>>>>

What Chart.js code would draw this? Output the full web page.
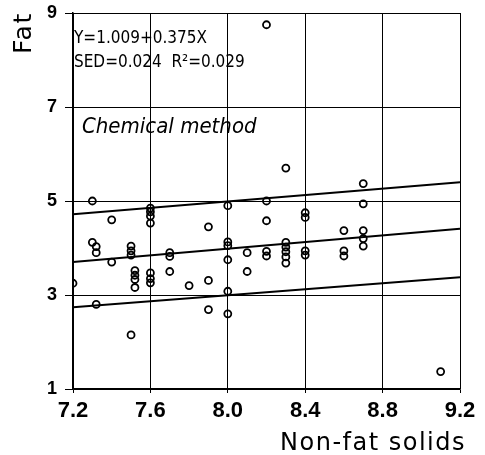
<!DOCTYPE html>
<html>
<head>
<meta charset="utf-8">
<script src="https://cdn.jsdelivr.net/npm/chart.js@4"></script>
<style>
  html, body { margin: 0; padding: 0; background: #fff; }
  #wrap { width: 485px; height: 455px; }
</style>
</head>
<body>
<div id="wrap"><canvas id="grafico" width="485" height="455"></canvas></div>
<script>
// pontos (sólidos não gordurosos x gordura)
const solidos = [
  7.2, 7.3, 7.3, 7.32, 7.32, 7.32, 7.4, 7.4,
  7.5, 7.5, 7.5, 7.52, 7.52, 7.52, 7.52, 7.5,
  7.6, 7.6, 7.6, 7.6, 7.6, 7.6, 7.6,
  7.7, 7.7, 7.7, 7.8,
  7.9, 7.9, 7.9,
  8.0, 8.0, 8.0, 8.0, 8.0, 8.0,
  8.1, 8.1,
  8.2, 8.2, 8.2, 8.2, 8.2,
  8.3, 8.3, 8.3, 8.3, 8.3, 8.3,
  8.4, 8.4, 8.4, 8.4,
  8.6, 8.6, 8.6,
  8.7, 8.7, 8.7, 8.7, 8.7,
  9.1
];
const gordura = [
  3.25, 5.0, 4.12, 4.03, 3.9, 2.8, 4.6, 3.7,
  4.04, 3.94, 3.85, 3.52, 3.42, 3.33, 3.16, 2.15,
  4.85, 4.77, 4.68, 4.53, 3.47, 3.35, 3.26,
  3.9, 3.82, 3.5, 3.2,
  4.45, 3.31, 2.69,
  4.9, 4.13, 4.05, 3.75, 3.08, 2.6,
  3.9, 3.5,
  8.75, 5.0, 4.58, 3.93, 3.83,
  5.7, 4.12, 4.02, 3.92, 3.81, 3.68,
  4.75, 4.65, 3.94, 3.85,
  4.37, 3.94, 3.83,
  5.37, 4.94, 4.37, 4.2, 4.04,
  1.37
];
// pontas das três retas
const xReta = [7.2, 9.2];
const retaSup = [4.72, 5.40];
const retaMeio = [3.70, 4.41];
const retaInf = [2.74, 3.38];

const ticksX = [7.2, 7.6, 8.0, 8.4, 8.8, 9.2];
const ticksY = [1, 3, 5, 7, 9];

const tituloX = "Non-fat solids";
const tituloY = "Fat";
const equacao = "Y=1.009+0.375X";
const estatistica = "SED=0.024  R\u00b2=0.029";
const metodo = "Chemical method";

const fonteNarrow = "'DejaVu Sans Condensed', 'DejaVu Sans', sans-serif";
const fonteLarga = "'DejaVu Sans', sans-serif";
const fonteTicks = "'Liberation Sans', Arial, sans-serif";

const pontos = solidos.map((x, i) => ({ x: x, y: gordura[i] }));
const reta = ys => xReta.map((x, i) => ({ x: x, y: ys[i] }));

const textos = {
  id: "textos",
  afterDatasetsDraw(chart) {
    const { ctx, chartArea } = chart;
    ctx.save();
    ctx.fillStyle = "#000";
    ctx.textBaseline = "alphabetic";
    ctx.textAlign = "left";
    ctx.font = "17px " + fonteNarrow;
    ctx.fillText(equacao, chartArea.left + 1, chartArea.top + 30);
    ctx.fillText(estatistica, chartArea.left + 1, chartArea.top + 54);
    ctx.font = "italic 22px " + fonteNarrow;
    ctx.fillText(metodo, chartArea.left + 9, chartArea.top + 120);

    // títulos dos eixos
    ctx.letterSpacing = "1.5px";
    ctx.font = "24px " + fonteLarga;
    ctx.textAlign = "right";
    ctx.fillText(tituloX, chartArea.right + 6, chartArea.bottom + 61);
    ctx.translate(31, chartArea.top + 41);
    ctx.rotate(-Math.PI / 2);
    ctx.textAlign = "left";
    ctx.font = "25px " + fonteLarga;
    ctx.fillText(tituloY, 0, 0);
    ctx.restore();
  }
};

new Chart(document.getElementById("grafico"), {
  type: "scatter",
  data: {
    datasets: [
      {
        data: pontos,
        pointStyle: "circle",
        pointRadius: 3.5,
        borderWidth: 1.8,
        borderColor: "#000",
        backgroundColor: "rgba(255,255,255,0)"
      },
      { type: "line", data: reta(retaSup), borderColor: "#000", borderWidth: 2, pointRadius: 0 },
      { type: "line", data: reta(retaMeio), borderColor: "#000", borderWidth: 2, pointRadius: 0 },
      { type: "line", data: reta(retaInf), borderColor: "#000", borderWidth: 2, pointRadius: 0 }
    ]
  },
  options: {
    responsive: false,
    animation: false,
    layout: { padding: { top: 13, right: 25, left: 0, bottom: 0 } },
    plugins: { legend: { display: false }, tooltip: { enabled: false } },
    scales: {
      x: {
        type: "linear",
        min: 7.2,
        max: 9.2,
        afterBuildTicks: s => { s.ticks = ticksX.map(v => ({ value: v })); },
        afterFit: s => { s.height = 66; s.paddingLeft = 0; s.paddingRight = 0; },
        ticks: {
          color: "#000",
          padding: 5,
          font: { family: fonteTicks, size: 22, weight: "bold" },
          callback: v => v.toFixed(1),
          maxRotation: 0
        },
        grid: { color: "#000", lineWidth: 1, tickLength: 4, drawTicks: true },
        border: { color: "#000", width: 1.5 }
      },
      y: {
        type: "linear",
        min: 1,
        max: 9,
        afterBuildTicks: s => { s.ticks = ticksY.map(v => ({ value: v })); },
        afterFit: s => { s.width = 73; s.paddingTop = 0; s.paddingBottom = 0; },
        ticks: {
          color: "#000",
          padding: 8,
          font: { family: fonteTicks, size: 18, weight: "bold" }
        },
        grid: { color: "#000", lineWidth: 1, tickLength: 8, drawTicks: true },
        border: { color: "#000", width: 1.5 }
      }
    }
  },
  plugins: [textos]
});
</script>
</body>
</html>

<<<<
>>>>

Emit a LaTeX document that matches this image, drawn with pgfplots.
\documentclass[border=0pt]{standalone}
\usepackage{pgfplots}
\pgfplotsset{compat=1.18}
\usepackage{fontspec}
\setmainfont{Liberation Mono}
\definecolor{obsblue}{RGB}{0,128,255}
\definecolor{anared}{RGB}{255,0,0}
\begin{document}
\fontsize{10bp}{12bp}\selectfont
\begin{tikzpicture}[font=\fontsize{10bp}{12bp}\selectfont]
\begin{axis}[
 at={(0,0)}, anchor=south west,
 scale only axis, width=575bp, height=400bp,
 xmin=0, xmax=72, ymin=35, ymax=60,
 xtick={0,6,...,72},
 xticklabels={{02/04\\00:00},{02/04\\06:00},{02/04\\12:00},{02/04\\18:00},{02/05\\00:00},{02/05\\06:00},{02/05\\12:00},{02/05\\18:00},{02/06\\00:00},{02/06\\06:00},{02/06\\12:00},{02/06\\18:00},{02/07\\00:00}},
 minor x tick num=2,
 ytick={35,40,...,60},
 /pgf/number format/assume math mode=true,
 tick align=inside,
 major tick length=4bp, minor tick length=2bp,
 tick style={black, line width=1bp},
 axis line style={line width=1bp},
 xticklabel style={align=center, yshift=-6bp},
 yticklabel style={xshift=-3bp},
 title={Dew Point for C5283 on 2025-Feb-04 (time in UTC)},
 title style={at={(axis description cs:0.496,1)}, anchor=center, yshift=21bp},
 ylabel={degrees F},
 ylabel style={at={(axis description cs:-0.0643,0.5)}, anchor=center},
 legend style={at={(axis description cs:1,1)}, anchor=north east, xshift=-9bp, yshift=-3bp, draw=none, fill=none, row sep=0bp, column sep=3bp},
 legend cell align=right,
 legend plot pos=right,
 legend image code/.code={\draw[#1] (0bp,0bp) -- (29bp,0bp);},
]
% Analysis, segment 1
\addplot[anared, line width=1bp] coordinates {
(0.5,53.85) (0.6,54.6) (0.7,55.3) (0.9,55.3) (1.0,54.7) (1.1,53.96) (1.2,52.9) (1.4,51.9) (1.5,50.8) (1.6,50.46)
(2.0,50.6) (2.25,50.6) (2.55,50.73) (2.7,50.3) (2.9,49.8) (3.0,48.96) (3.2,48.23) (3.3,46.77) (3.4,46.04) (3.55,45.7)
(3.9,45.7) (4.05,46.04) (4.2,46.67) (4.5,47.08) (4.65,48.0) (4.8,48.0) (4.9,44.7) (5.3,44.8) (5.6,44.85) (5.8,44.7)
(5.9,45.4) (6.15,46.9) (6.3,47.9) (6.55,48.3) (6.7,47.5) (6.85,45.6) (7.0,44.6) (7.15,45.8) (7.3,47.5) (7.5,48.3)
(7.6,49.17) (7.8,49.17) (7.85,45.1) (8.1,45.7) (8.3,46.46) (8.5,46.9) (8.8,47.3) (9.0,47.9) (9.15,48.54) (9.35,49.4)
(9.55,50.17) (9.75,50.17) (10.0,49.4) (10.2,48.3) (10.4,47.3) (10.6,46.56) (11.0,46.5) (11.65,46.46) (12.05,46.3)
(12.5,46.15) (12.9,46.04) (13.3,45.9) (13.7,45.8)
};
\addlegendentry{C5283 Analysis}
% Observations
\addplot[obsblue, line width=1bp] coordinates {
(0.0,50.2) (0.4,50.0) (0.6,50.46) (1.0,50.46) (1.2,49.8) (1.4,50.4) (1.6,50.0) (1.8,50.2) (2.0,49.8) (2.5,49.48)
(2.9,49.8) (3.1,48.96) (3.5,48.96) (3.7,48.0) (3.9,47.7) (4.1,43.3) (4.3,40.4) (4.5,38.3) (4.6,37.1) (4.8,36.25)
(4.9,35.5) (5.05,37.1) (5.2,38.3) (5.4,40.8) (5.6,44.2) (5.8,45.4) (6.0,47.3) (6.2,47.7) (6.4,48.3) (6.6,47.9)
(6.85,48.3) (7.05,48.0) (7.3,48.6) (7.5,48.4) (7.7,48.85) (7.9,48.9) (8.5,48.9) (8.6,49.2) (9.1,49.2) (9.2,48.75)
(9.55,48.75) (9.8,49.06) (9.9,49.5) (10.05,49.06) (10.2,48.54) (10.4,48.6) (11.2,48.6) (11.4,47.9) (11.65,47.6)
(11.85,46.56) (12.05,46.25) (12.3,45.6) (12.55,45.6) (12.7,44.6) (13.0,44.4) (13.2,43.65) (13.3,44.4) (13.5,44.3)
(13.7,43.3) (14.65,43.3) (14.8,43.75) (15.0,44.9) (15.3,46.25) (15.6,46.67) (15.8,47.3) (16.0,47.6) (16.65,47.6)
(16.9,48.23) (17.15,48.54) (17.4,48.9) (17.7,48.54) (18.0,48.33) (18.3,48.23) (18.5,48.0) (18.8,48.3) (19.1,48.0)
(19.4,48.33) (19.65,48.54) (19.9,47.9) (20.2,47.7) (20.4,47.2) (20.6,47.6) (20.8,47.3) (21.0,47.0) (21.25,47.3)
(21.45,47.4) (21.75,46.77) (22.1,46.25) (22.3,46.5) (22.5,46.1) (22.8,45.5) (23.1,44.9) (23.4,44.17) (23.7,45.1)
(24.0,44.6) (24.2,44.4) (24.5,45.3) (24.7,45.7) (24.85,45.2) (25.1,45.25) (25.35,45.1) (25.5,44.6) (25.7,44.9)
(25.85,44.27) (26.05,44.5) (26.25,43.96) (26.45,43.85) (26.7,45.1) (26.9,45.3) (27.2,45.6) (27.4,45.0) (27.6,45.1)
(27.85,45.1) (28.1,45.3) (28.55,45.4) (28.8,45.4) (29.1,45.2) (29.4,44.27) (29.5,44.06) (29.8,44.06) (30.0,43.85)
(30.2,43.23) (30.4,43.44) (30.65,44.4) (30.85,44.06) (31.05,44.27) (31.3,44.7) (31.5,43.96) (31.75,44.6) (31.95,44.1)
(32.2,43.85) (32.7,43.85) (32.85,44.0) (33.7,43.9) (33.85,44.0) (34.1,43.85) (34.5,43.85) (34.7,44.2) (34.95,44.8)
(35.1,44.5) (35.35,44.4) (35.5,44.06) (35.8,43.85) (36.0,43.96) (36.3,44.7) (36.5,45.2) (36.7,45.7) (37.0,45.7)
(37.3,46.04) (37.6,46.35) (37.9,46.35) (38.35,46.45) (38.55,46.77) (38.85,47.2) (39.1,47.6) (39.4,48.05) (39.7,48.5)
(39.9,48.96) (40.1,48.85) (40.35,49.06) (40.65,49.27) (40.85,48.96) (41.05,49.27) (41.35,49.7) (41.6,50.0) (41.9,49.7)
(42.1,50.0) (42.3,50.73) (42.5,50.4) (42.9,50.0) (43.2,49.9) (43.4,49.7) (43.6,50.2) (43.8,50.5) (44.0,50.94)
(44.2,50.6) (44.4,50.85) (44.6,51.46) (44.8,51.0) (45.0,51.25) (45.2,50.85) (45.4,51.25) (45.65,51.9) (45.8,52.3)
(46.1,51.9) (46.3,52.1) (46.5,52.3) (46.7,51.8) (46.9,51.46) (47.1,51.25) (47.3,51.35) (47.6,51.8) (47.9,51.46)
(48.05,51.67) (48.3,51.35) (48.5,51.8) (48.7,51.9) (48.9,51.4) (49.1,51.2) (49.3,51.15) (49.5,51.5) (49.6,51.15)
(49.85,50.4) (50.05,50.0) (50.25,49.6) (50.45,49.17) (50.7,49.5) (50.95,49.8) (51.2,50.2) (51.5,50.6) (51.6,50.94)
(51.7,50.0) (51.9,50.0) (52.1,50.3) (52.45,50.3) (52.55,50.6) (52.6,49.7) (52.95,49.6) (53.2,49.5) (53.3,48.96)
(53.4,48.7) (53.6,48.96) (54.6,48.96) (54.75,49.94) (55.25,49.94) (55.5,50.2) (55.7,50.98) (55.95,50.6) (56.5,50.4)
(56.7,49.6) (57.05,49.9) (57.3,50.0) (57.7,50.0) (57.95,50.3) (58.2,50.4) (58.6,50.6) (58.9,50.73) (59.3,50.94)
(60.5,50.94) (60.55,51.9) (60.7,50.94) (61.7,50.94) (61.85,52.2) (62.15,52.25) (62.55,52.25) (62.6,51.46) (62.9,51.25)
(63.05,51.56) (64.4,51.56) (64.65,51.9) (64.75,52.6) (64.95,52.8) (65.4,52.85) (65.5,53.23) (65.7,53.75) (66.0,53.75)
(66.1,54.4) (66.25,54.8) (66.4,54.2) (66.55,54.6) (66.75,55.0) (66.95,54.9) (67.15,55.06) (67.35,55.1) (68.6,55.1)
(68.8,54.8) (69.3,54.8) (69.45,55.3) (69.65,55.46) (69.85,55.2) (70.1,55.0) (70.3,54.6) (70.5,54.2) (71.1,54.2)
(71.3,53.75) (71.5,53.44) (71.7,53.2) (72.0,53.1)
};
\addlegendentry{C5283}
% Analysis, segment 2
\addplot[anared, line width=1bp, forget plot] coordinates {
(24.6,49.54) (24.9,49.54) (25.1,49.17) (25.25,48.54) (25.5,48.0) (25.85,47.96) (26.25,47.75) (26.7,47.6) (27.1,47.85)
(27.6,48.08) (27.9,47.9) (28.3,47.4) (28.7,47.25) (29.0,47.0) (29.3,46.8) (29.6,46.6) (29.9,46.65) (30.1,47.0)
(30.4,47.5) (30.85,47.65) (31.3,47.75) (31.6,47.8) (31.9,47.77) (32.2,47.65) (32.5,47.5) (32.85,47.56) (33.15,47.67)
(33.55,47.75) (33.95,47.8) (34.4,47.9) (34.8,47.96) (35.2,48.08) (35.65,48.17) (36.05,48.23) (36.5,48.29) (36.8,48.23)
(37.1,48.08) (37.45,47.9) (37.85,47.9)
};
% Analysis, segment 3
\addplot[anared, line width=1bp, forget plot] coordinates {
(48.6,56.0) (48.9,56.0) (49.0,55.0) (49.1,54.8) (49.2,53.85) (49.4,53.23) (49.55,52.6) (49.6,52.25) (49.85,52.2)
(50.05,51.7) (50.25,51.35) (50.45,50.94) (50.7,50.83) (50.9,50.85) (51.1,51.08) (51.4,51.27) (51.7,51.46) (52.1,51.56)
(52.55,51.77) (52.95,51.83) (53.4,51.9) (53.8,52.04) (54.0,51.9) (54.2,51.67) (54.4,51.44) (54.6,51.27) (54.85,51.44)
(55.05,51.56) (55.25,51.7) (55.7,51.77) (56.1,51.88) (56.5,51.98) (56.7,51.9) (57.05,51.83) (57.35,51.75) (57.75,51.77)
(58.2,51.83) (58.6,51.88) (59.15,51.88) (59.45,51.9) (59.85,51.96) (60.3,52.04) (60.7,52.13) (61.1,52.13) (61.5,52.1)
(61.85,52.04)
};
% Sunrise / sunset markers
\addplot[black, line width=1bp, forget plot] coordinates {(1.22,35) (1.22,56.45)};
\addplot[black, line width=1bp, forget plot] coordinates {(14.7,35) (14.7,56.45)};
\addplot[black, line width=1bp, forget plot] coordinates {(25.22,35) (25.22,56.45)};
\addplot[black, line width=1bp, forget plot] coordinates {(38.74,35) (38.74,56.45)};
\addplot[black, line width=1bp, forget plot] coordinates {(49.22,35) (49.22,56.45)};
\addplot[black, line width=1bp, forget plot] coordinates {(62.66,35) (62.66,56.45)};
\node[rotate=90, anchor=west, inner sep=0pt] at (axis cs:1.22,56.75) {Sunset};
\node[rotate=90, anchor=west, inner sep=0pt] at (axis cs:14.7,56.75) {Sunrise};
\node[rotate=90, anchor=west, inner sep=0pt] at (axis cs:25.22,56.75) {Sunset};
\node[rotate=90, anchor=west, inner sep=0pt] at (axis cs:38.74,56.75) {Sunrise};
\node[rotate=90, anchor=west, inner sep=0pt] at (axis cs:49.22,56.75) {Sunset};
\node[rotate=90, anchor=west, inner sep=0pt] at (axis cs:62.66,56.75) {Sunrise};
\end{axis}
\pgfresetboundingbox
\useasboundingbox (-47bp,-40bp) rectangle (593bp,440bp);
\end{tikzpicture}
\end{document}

<<<<

Task to carry out> Check every line of the material for the string "code" and give the number of lines that have it, without anything else.

Finished exercise> 2